→ Given data
______________________________
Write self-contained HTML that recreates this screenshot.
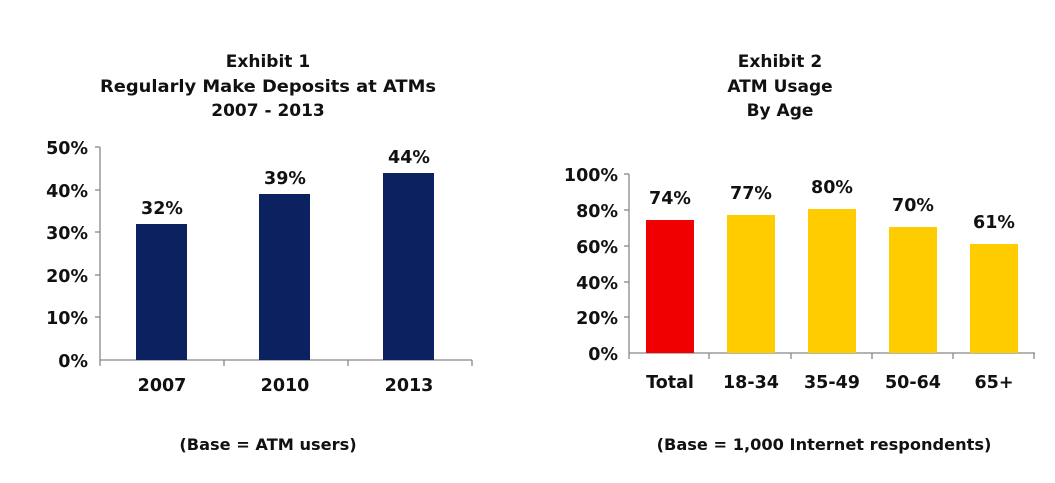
<!DOCTYPE html>
<html><head><style>body{margin:0;background:#fff}svg{display:block}text{font-family:"DejaVu Sans","Liberation Sans",sans-serif;font-weight:bold;fill:#111}</style></head>
<body>
<svg width="1055" height="483" viewBox="0 0 1055 483">
<g font-size="17" text-anchor="middle">
<text x="268" y="67">Exhibit 1</text>
<text x="268" y="92" textLength="336" lengthAdjust="spacingAndGlyphs">Regularly Make Deposits at ATMs</text>
<text x="268" y="116">2007 - 2013</text>
<text x="780" y="67">Exhibit 2</text>
<text x="780" y="92">ATM Usage</text>
<text x="780" y="116">By Age</text>
</g>
<!-- chart 1 -->
<g stroke="#888" stroke-width="1.3" fill="none">
<line x1="100" y1="147" x2="100" y2="360"/>
<line x1="100" y1="360" x2="472" y2="360"/>
<line x1="95" y1="147" x2="100" y2="147"/><line x1="95" y1="190" x2="100" y2="190"/><line x1="95" y1="232" x2="100" y2="232"/><line x1="95" y1="275" x2="100" y2="275"/><line x1="95" y1="317" x2="100" y2="317"/>
<line x1="100" y1="360" x2="100" y2="366"/><line x1="224" y1="360" x2="224" y2="366"/><line x1="348" y1="360" x2="348" y2="366"/><line x1="472" y1="360" x2="472" y2="366"/>
</g>
<g fill="#0c2160">
<rect x="136" y="224" width="51" height="136"/>
<rect x="259" y="194" width="51" height="166"/>
<rect x="383" y="173" width="51" height="187"/>
</g>
<g font-size="17.5" text-anchor="end">
<text x="88" y="154">50%</text><text x="88" y="197">40%</text><text x="88" y="239">30%</text><text x="88" y="282">20%</text><text x="88" y="324">10%</text><text x="88" y="367">0%</text>
</g>
<g font-size="17.5" text-anchor="middle">
<text x="162" y="214">32%</text><text x="285" y="184">39%</text><text x="409" y="163">44%</text>
<text x="162" y="391">2007</text><text x="285" y="391">2010</text><text x="409" y="391">2013</text>
<text x="268" y="450" font-size="16.2">(Base = ATM users)</text>
</g>
<!-- chart 2 -->
<g stroke="#888" stroke-width="1.3" fill="none">
<line x1="629" y1="174" x2="629" y2="353"/>
<line x1="629" y1="353" x2="1035" y2="353"/>
<line x1="624" y1="174" x2="629" y2="174"/><line x1="624" y1="210" x2="629" y2="210"/><line x1="624" y1="246" x2="629" y2="246"/><line x1="624" y1="282" x2="629" y2="282"/><line x1="624" y1="317" x2="629" y2="317"/>
<line x1="629" y1="353" x2="629" y2="359"/><line x1="709" y1="353" x2="709" y2="359"/><line x1="791" y1="353" x2="791" y2="359"/><line x1="872" y1="353" x2="872" y2="359"/><line x1="953" y1="353" x2="953" y2="359"/><line x1="1034" y1="353" x2="1034" y2="359"/>
</g>
<rect x="646" y="220" width="48" height="133" fill="#f00000"/>
<g fill="#ffcc00">
<rect x="727" y="215" width="48" height="138"/>
<rect x="808" y="209" width="48" height="144"/>
<rect x="889" y="227" width="48" height="126"/>
<rect x="970" y="244" width="48" height="109"/>
</g>
<g font-size="17.5" text-anchor="end">
<text x="618" y="181">100%</text><text x="618" y="217">80%</text><text x="618" y="253">60%</text><text x="618" y="289">40%</text><text x="618" y="324">20%</text><text x="618" y="360">0%</text>
</g>
<g font-size="17.5" text-anchor="middle">
<text x="670" y="204">74%</text><text x="751" y="199">77%</text><text x="832" y="193">80%</text><text x="913" y="211">70%</text><text x="994" y="228">61%</text>
<text x="670" y="388">Total</text><text x="751" y="388">18-34</text><text x="832" y="388">35-49</text><text x="913" y="388">50-64</text><text x="994" y="388">65+</text>
<text x="824" y="450" font-size="16.2">(Base = 1,000 Internet respondents)</text>
</g>
</svg>
</body></html>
______________________________
→ Stated problem
Give the data above again in full and unchanged, skipping the pictures.

→ Exercise solution
Write self-contained HTML that recreates this screenshot.
<!DOCTYPE html>
<html><head><style>body{margin:0;background:#fff}svg{display:block}text{font-family:"DejaVu Sans","Liberation Sans",sans-serif;font-weight:bold;fill:#111}</style></head>
<body>
<svg width="1055" height="483" viewBox="0 0 1055 483">
<g font-size="17" text-anchor="middle">
<text x="268" y="67">Exhibit 1</text>
<text x="268" y="92" textLength="336" lengthAdjust="spacingAndGlyphs">Regularly Make Deposits at ATMs</text>
<text x="268" y="116">2007 - 2013</text>
<text x="780" y="67">Exhibit 2</text>
<text x="780" y="92">ATM Usage</text>
<text x="780" y="116">By Age</text>
</g>
<!-- chart 1 -->
<g stroke="#888" stroke-width="1.3" fill="none">
<line x1="100" y1="147" x2="100" y2="360"/>
<line x1="100" y1="360" x2="472" y2="360"/>
<line x1="95" y1="147" x2="100" y2="147"/><line x1="95" y1="190" x2="100" y2="190"/><line x1="95" y1="232" x2="100" y2="232"/><line x1="95" y1="275" x2="100" y2="275"/><line x1="95" y1="317" x2="100" y2="317"/>
<line x1="100" y1="360" x2="100" y2="366"/><line x1="224" y1="360" x2="224" y2="366"/><line x1="348" y1="360" x2="348" y2="366"/><line x1="472" y1="360" x2="472" y2="366"/>
</g>
<g fill="#0c2160">
<rect x="136" y="224" width="51" height="136"/>
<rect x="259" y="194" width="51" height="166"/>
<rect x="383" y="173" width="51" height="187"/>
</g>
<g font-size="17.5" text-anchor="end">
<text x="88" y="154">50%</text><text x="88" y="197">40%</text><text x="88" y="239">30%</text><text x="88" y="282">20%</text><text x="88" y="324">10%</text><text x="88" y="367">0%</text>
</g>
<g font-size="17.5" text-anchor="middle">
<text x="162" y="214">32%</text><text x="285" y="184">39%</text><text x="409" y="163">44%</text>
<text x="162" y="391">2007</text><text x="285" y="391">2010</text><text x="409" y="391">2013</text>
<text x="268" y="450" font-size="16.2">(Base = ATM users)</text>
</g>
<!-- chart 2 -->
<g stroke="#888" stroke-width="1.3" fill="none">
<line x1="629" y1="174" x2="629" y2="353"/>
<line x1="629" y1="353" x2="1035" y2="353"/>
<line x1="624" y1="174" x2="629" y2="174"/><line x1="624" y1="210" x2="629" y2="210"/><line x1="624" y1="246" x2="629" y2="246"/><line x1="624" y1="282" x2="629" y2="282"/><line x1="624" y1="317" x2="629" y2="317"/>
<line x1="629" y1="353" x2="629" y2="359"/><line x1="709" y1="353" x2="709" y2="359"/><line x1="791" y1="353" x2="791" y2="359"/><line x1="872" y1="353" x2="872" y2="359"/><line x1="953" y1="353" x2="953" y2="359"/><line x1="1034" y1="353" x2="1034" y2="359"/>
</g>
<rect x="646" y="220" width="48" height="133" fill="#f00000"/>
<g fill="#ffcc00">
<rect x="727" y="215" width="48" height="138"/>
<rect x="808" y="209" width="48" height="144"/>
<rect x="889" y="227" width="48" height="126"/>
<rect x="970" y="244" width="48" height="109"/>
</g>
<g font-size="17.5" text-anchor="end">
<text x="618" y="181">100%</text><text x="618" y="217">80%</text><text x="618" y="253">60%</text><text x="618" y="289">40%</text><text x="618" y="324">20%</text><text x="618" y="360">0%</text>
</g>
<g font-size="17.5" text-anchor="middle">
<text x="670" y="204">74%</text><text x="751" y="199">77%</text><text x="832" y="193">80%</text><text x="913" y="211">70%</text><text x="994" y="228">61%</text>
<text x="670" y="388">Total</text><text x="751" y="388">18-34</text><text x="832" y="388">35-49</text><text x="913" y="388">50-64</text><text x="994" y="388">65+</text>
<text x="824" y="450" font-size="16.2">(Base = 1,000 Internet respondents)</text>
</g>
</svg>
</body></html>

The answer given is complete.